## [GIVEN REQUEST]
How many lines in this data contain the string "page"? Reply with the number only.

====== RECORDS FOR THE EXERCISE

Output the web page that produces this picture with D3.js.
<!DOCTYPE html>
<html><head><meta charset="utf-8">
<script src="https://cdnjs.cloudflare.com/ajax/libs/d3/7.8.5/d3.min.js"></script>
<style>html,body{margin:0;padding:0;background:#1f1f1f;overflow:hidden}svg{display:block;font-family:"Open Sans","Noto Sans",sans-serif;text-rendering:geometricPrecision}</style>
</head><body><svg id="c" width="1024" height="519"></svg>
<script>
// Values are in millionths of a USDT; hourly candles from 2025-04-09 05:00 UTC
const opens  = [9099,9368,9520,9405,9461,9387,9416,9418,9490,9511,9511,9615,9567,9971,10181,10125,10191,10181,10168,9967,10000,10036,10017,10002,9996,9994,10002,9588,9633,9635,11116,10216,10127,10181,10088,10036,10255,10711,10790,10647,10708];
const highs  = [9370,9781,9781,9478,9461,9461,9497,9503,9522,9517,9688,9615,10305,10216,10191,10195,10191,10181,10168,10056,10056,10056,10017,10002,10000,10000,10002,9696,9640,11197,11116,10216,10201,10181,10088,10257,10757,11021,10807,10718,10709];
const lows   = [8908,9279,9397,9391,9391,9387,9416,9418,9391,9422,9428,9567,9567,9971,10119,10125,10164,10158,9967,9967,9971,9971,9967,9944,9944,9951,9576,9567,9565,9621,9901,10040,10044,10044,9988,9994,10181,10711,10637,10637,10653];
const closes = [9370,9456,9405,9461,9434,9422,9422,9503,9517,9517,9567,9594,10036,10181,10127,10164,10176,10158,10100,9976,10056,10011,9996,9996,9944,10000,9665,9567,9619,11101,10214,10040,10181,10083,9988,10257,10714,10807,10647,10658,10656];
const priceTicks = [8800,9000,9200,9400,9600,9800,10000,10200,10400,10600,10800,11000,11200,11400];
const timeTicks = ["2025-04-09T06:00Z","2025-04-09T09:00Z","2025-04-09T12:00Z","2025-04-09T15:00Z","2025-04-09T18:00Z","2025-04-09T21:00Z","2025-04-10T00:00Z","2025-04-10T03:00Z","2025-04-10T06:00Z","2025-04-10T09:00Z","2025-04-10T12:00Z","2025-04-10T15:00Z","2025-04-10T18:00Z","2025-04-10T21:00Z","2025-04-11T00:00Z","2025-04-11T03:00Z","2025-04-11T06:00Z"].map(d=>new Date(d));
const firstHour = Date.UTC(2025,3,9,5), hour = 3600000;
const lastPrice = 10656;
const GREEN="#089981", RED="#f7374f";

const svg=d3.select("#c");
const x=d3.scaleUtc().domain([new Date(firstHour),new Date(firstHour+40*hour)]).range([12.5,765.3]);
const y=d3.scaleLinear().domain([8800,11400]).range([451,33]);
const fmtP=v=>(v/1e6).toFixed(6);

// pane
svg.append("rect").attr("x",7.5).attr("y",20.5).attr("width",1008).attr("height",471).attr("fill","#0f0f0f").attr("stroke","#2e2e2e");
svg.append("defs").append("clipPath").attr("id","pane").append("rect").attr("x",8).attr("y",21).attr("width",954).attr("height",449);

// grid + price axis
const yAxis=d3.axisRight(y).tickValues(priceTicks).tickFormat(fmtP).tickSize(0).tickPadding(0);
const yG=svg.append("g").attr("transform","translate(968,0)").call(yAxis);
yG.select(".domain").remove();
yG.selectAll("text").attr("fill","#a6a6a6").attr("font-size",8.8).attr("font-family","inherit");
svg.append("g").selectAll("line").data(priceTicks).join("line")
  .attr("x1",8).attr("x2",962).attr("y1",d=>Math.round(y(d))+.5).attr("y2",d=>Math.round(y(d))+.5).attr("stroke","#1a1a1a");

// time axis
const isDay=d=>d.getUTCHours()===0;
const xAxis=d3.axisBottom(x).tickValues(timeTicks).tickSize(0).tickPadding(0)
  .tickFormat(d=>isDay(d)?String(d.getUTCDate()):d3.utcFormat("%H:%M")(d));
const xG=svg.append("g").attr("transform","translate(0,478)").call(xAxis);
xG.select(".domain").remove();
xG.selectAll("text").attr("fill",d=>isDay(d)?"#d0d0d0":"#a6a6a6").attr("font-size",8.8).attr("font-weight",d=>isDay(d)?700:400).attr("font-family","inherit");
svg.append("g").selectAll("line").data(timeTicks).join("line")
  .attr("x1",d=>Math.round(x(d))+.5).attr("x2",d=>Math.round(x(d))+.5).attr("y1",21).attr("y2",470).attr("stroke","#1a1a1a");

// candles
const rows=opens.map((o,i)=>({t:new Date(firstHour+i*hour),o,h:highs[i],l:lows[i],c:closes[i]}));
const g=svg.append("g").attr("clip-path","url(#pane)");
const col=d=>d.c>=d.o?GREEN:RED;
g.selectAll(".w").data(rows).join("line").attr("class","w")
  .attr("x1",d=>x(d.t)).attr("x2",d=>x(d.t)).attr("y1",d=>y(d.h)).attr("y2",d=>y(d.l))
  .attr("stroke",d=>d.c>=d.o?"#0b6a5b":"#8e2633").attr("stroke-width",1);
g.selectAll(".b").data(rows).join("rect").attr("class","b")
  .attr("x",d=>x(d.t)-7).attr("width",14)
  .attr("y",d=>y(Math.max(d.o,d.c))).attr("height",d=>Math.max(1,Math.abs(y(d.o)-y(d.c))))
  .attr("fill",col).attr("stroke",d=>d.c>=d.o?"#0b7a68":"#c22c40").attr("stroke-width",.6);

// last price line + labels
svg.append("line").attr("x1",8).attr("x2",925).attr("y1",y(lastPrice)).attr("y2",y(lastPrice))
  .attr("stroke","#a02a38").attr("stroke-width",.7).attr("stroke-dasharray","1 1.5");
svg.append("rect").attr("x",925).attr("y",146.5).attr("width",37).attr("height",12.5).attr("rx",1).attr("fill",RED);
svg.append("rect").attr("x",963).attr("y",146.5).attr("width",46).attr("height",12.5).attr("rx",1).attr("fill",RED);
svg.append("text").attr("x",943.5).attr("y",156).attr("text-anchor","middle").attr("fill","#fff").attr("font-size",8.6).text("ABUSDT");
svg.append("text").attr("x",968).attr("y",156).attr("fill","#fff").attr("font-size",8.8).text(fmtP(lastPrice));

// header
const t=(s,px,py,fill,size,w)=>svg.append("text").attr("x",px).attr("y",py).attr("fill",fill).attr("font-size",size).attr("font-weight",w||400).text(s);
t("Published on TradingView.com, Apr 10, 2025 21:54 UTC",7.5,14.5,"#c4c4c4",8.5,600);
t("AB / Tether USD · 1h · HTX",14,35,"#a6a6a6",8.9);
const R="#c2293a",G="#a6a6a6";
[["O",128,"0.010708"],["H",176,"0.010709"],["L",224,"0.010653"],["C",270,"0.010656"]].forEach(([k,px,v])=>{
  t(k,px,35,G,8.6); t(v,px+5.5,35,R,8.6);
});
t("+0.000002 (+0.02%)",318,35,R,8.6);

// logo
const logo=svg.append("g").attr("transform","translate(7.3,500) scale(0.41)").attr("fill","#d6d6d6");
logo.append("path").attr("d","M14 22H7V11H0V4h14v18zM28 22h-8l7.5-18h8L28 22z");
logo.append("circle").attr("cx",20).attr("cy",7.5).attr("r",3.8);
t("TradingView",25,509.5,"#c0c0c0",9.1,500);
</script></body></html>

============
====== RECORDS FOR THE EXERCISE

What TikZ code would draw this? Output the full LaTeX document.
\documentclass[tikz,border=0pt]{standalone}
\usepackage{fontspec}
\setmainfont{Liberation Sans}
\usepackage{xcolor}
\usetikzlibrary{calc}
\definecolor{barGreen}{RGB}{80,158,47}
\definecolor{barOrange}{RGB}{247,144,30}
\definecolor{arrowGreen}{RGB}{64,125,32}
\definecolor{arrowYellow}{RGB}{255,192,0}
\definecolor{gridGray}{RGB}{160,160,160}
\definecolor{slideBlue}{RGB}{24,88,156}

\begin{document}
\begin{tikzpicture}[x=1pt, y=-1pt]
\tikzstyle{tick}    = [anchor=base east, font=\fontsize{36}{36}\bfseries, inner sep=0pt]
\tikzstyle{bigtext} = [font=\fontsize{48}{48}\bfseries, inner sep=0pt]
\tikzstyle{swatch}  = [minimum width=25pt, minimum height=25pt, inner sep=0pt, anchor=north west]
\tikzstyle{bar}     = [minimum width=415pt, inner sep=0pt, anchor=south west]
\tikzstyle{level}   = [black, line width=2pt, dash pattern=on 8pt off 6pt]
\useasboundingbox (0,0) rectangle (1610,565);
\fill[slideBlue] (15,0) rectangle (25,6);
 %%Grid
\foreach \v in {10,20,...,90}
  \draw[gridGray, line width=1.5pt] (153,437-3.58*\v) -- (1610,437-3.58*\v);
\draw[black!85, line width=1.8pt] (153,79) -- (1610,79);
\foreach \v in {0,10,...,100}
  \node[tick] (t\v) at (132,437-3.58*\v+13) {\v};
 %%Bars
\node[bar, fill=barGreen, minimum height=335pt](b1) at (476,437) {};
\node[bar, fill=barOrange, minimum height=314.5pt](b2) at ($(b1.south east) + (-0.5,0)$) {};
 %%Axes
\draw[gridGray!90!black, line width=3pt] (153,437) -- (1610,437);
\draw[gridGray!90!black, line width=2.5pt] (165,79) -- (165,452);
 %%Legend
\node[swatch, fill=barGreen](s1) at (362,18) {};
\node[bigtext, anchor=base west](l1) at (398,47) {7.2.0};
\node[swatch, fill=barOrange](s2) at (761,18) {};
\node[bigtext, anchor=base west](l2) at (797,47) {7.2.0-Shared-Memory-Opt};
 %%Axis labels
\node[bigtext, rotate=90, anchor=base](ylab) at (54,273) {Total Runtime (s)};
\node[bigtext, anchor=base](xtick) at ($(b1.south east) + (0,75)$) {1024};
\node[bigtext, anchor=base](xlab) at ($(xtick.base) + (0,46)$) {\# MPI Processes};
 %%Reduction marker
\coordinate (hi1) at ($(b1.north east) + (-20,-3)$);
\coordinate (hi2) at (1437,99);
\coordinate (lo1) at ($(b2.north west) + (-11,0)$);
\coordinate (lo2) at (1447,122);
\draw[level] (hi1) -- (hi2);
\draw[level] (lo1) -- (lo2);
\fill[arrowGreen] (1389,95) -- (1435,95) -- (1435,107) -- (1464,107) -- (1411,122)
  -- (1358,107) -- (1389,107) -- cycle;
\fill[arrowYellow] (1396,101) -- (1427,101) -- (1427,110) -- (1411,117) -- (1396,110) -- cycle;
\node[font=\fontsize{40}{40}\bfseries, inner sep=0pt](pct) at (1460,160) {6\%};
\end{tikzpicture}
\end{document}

============
====== RECORDS FOR THE EXERCISE

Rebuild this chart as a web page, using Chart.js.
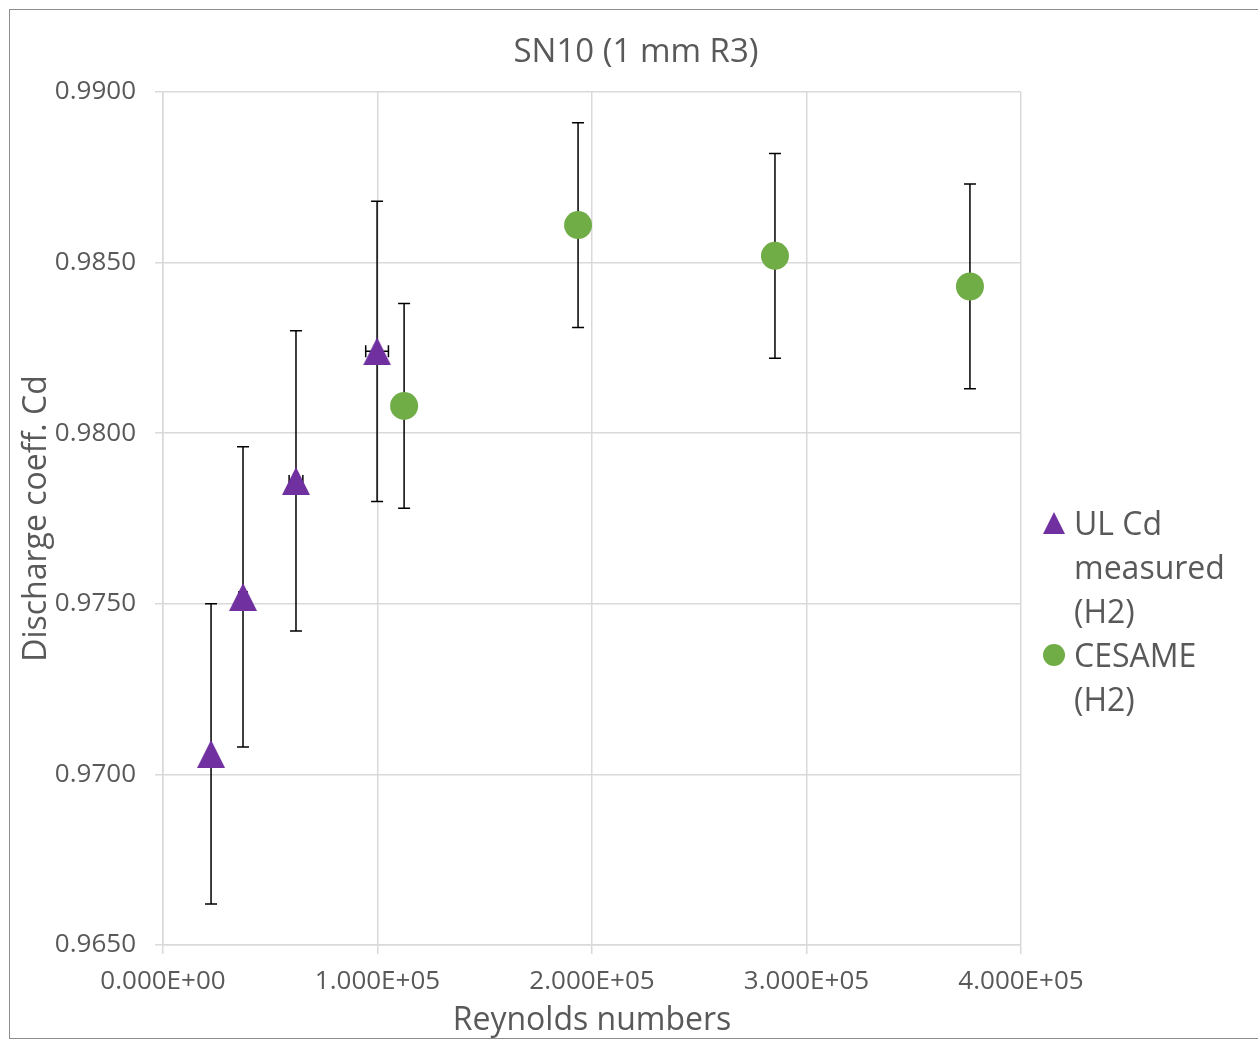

============

## [WRITTEN ANSWER]
2